Fallout 1 and 2 Source Code, Thought Lost, Saved By Interplay Founder

In Brief:

  • The source code for Fallout 1 and Fallout 2 has been discovered and preserved
  • The data was previously thought to be lost after creator Tim Cain was forced to destroy his materials
  • Interplay co-founder Rebecca Heineman aims to gain permission from Bethesda to release the code publicly

The source code for post-apocalyptic RPGs Fallout 1 and Fallout 2, previously thought to be lost, have been rediscovered thanks to one of the co-founders of the franchise’s original developer, Interplay.
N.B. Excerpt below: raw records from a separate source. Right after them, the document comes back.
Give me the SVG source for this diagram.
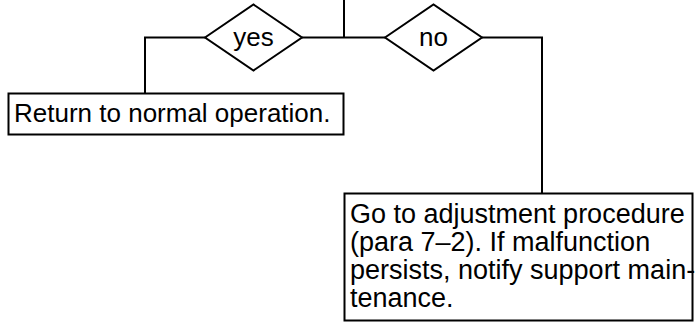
<svg xmlns="http://www.w3.org/2000/svg" width="697" height="323" viewBox="0 0 697 323">
<style>
  .shape { fill: #ffffff; stroke: #000000; stroke-width: 2; }
  .conn { fill: none; stroke: #000000; stroke-width: 2; }
  .t { font-family: "Liberation Sans", Arial, sans-serif; font-size: 26px; fill: #000000; }
  .big { font-size: 27px; }
</style>
<rect width="697" height="323" fill="#ffffff"/>
<g id="connectors">
  <polyline class="conn" points="344,0 344,37.5"/>
  <polyline class="conn" points="302,37.5 385,37.5"/>
  <polyline class="conn" points="205,37.5 145,37.5 145,94"/>
  <polyline class="conn" points="482,37.5 542,37.5 542,194"/>
</g>
<g id="yes">
  <polygon class="shape" points="205,37.5 253.5,4.5 302,37.5 253.5,70.5"/>
  <text class="t" x="253.5" y="46" text-anchor="middle">yes</text>
</g>
<g id="no">
  <polygon class="shape" points="385,37.5 433.5,4.5 482,37.5 433.5,70.5"/>
  <text class="t" x="433.5" y="46" text-anchor="middle">no</text>
</g>
<g id="return">
  <rect class="shape" x="8.5" y="93.5" width="335" height="41"/>
  <text class="t" x="14" y="122">Return to normal operation.</text>
</g>
<g id="adjust">
  <rect class="shape" x="344.5" y="193.5" width="348" height="127"/>
  <text class="t big" x="350" y="223">Go to adjustment procedure</text>
  <text class="t big" x="350" y="251">(para 7–2). If malfunction</text>
  <text class="t big" x="350" y="279">persists, notify support main-</text>
  <text class="t big" x="350" y="307">tenance.</text>
</g>
</svg>
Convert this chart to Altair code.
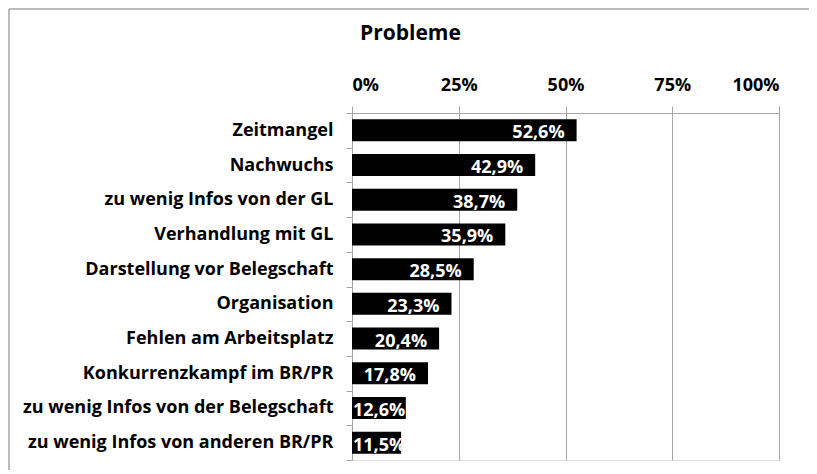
import altair as alt
import pandas as pd

categories = [
    "Zeitmangel",
    "Nachwuchs",
    "zu wenig Infos von der GL",
    "Verhandlung mit GL",
    "Darstellung vor Belegschaft",
    "Organisation",
    "Fehlen am Arbeitsplatz",
    "Konkurrenzkampf im BR/PR",
    "zu wenig Infos von der Belegschaft",
    "zu wenig Infos von anderen BR/PR",
]
values = [52.6, 42.9, 38.7, 35.9, 28.5, 23.3, 20.4, 17.8, 12.6, 11.5]
labels = ["52,6%", "42,9%", "38,7%", "35,9%", "28,5%", "23,3%", "20,4%", "17,8%", "12,6%", "11,5%"]
x_ticks = [0, 25, 50, 75, 100]

df = pd.DataFrame({"cat": categories, "val": values, "lbl": labels})

FONT = "Open Sans"

y_enc = alt.Y(
    "cat:N",
    sort=categories,
    title=None,
    scale=alt.Scale(paddingInner=0, paddingOuter=0),
    axis=alt.Axis(
        tickBand="extent",
        tickSize=6,
        labelPadding=13,
        labelFont=FONT,
        labelFontSize=18,
        labelFontWeight="bold",
        labelColor="black",
        domainColor="#a6a6a6",
        tickColor="#a6a6a6",
        grid=False,
        labelLimit=400,
    ),
)

x_enc = alt.X(
    "val:Q",
    title=None,
    scale=alt.Scale(domain=[0, 100], nice=False),
    axis=alt.Axis(
        orient="top",
        values=x_ticks,
        labelExpr="datum.value + '%'",
        tickSize=7,
        labelPadding=12,
        labelFont=FONT,
        labelFontSize=18,
        labelFontWeight="bold",
        labelColor="black",
        domainColor="#a6a6a6",
        tickColor="#a6a6a6",
        gridColor="#a6a6a6",
        gridOpacity=1,
        grid=True,
    ),
)

bars = alt.Chart(df).mark_bar(color="black", height=22).encode(x=x_enc, y=y_enc)

big = alt.Chart(df).transform_filter("datum.val >= 15").mark_text(
    align="right", baseline="middle", dx=-12, dy=3,
    font=FONT, fontSize=18, fontWeight="bold", color="white",
).encode(x=alt.X("val:Q"), y=alt.Y("cat:N", sort=categories), text="lbl:N")

small = alt.Chart(df).transform_filter("datum.val < 15").mark_text(
    align="left", baseline="middle", dx=1, dy=3,
    font=FONT, fontSize=18, fontWeight="bold", color="white",
).encode(x=alt.value(0), y=alt.Y("cat:N", sort=categories), text="lbl:N")

frame_df = pd.DataFrame({"k": [0]})
left_border = alt.Chart(frame_df).mark_rule(color="#a6a6a6", strokeWidth=1.5).encode(
    x=alt.value(-343), y=alt.value(-104), y2=alt.value(400)
)
top_border = alt.Chart(frame_df).mark_rule(color="#a6a6a6", strokeWidth=1.5).encode(
    x=alt.value(-343), x2=alt.value(470), y=alt.value(-104)
)

chart = alt.layer(bars, big, small, left_border, top_border).properties(
    width=427,
    height=347,
    title=alt.TitleParams(
        "Probleme", anchor="start", frame="group", dx=8, offset=0, dy=36,
        font=FONT, fontSize=21, fontWeight="bold", color="black",
    ),
    autosize=alt.AutoSizeParams(type="none"),
    padding={"left": 344, "top": 105, "right": 30, "bottom": 10},
).configure_view(stroke=None).configure(background="white")

chart.save("out.html", embed_options={"renderer": "svg", "actions": False})
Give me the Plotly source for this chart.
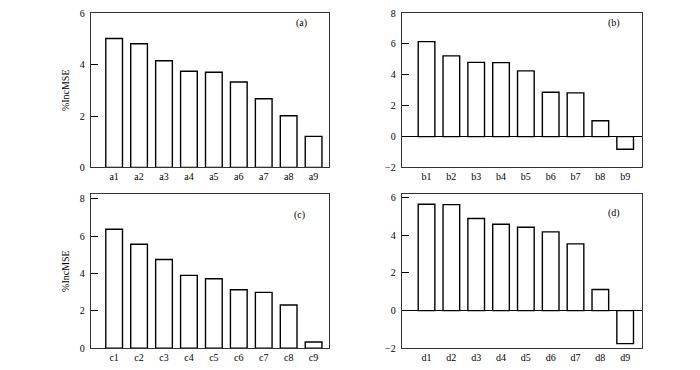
import plotly.graph_objects as go

cats_a = ["a1", "a2", "a3", "a4", "a5", "a6", "a7", "a8", "a9"]
cats_b = ["b1", "b2", "b3", "b4", "b5", "b6", "b7", "b8", "b9"]
cats_c = ["c1", "c2", "c3", "c4", "c5", "c6", "c7", "c8", "c9"]
cats_d = ["d1", "d2", "d3", "d4", "d5", "d6", "d7", "d8", "d9"]

vals_a = [5.01, 4.81, 4.15, 3.74, 3.70, 3.32, 2.67, 2.01, 1.21]
vals_b = [6.15, 5.23, 4.81, 4.79, 4.26, 2.87, 2.83, 1.03, -0.82]
vals_c = [6.37, 5.57, 4.75, 3.90, 3.72, 3.13, 2.99, 2.31, 0.33]
vals_d = [5.66, 5.64, 4.90, 4.59, 4.43, 4.19, 3.55, 1.12, -1.76]

panel_labels = ["(a)", "(b)", "(c)", "(d)"]

FONT = "Liberation Serif"
W, H = 700, 370

panels = [
    (cats_a, vals_a, (90.7, 329.3), (8.3, 167), [0, 6], [-0.94, 8.63], (301, 19), True),
    (cats_b, vals_b, (401.7, 642.3), (8.3, 167), [-2, 8], [-1.0, 8.69], (614, 19), False),
    (cats_c, vals_c, (90.7, 329.3), (194.3, 352.7), [0, 8.26], [-0.94, 8.63], (299, 216), True),
    (cats_d, vals_d, (401.7, 642.3), (194.3, 352.7), [-2, 6.2], [-1.0, 8.69], (614, 214), False),
]


def px(v):
    return v / W


def py(v):
    return 1 - v / H


fig = go.Figure()
annotations = []
for i, (cats, vals, xd, yd, yr, xr, lp, ytitle) in enumerate(panels):
    n = "" if i == 0 else str(i + 1)
    fig.add_trace(go.Bar(
        x=cats, y=vals, xaxis="x" + n, yaxis="y" + n,
        width=0.67,
        marker=dict(color="white", line=dict(color="black", width=1.4)),
        showlegend=False,
    ))
    xa = dict(
        domain=[px(xd[0]), px(xd[1])], anchor="y" + n,
        range=xr, type="category",
        showline=True, linecolor="#333", linewidth=1, mirror=True,
        ticks="", showgrid=False, zeroline=False,
        tickfont=dict(family=FONT, size=10, color="black"),
        fixedrange=True,
    )
    ya = dict(
        domain=[py(yd[1]), py(yd[0])], anchor="x" + n,
        range=yr, dtick=2,
        showline=True, linecolor="#333", linewidth=1, mirror=True,
        ticks="inside", ticklen=7, tickcolor="black", tickwidth=1,
        showgrid=False,
        zeroline=True, zerolinecolor="black", zerolinewidth=1,
        tickfont=dict(family=FONT, size=10, color="black"),
        ticklabelstandoff=3,
    )
    if ytitle:
        ya["title"] = dict(text="%IncMSE", font=dict(family=FONT, size=10, color="black"), standoff=8)
    fig.update_layout(**{"xaxis" + n: xa, "yaxis" + n: ya})
    annotations.append(dict(
        text=panel_labels[i], x=px(lp[0]), y=py(lp[1]),
        xref="paper", yref="paper", showarrow=False,
        xanchor="center", yanchor="middle",
        font=dict(family=FONT, size=10, color="black"),
    ))

fig.update_layout(
    width=W, height=H,
    margin=dict(l=0, r=0, t=0, b=0),
    paper_bgcolor="white", plot_bgcolor="white",
    annotations=annotations,
)

fig.write_html(
    "out.html",
    config={"displayModeBar": False},
    post_script="document.body.style.margin='0';",
)
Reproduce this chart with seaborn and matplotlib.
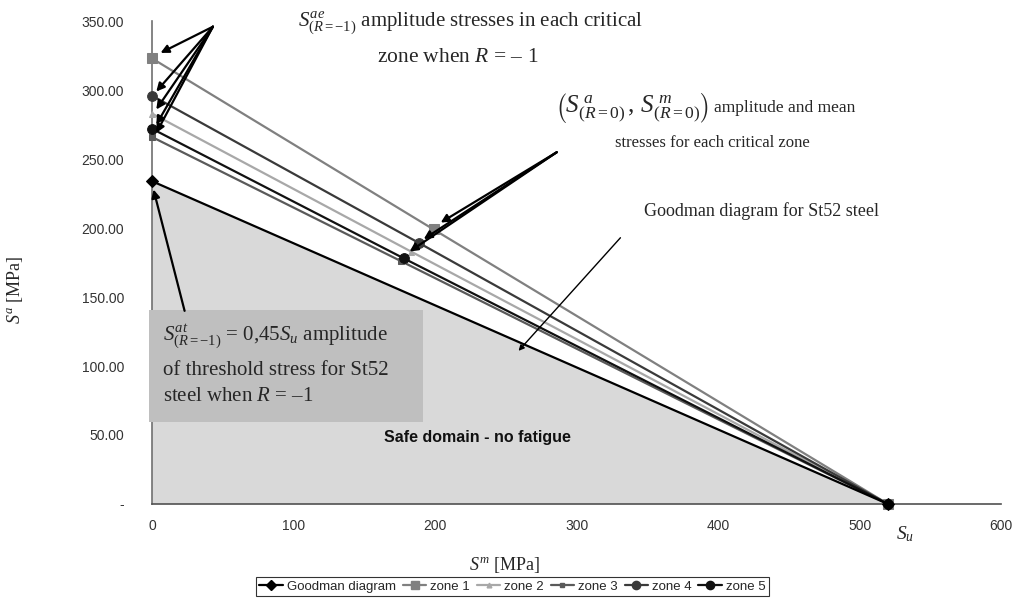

Fallout creator Tim Cain sparked lamentation in late April following a video regarding game preservation. In it, he recounted a story about being forced to destroy his Fallout assets upon leaving Interplay, per company policy. This included design documents, prototypes, and source code. 

Years later, Interplay contacted him to ask if he had retained any assets from the games, since the company itself had lost them.

After Cain’s video drew some attention, Interplay co-founder and designer Rebecca Heineman came out of the woodwork to reveal that she had used her position at the company to retain the source code for not only Fallout 1 and 2, but several other Interplay games as well, following work on a 10 year anthology collection.

Speaking to VideoGamer, Heineman said: “When I left Interplay in 1995, I had copies of every game we did. No exceptions. When I did MacPlay [a company founded to bring Interplay games to Mac], which existed beyond my tenure at Interplay, every game we ported, I snapshotted. It included Fallout 1 and 2.

Heineman corroborated Cain’s story, explaining that “Interplay had issues with people leaving the firm, and if you quit, they got… testy,” and that the company “had a reputation of threatening ex-employees with litigation if they were ‘poached’, and if they had assets taken home.”

“I was a founder, so when I left, I kept EVERYTHING.”

Heineman says she hopes to release the source code to Fallout 1 and 2, but is waiting to gain permission from the franchise’s current rights holder, Bethesda.

The discovery is good news for game preservation, though Cain’s design documents and production materials, which are equally vital in preserving the story of gamemaking, are still a tragic loss.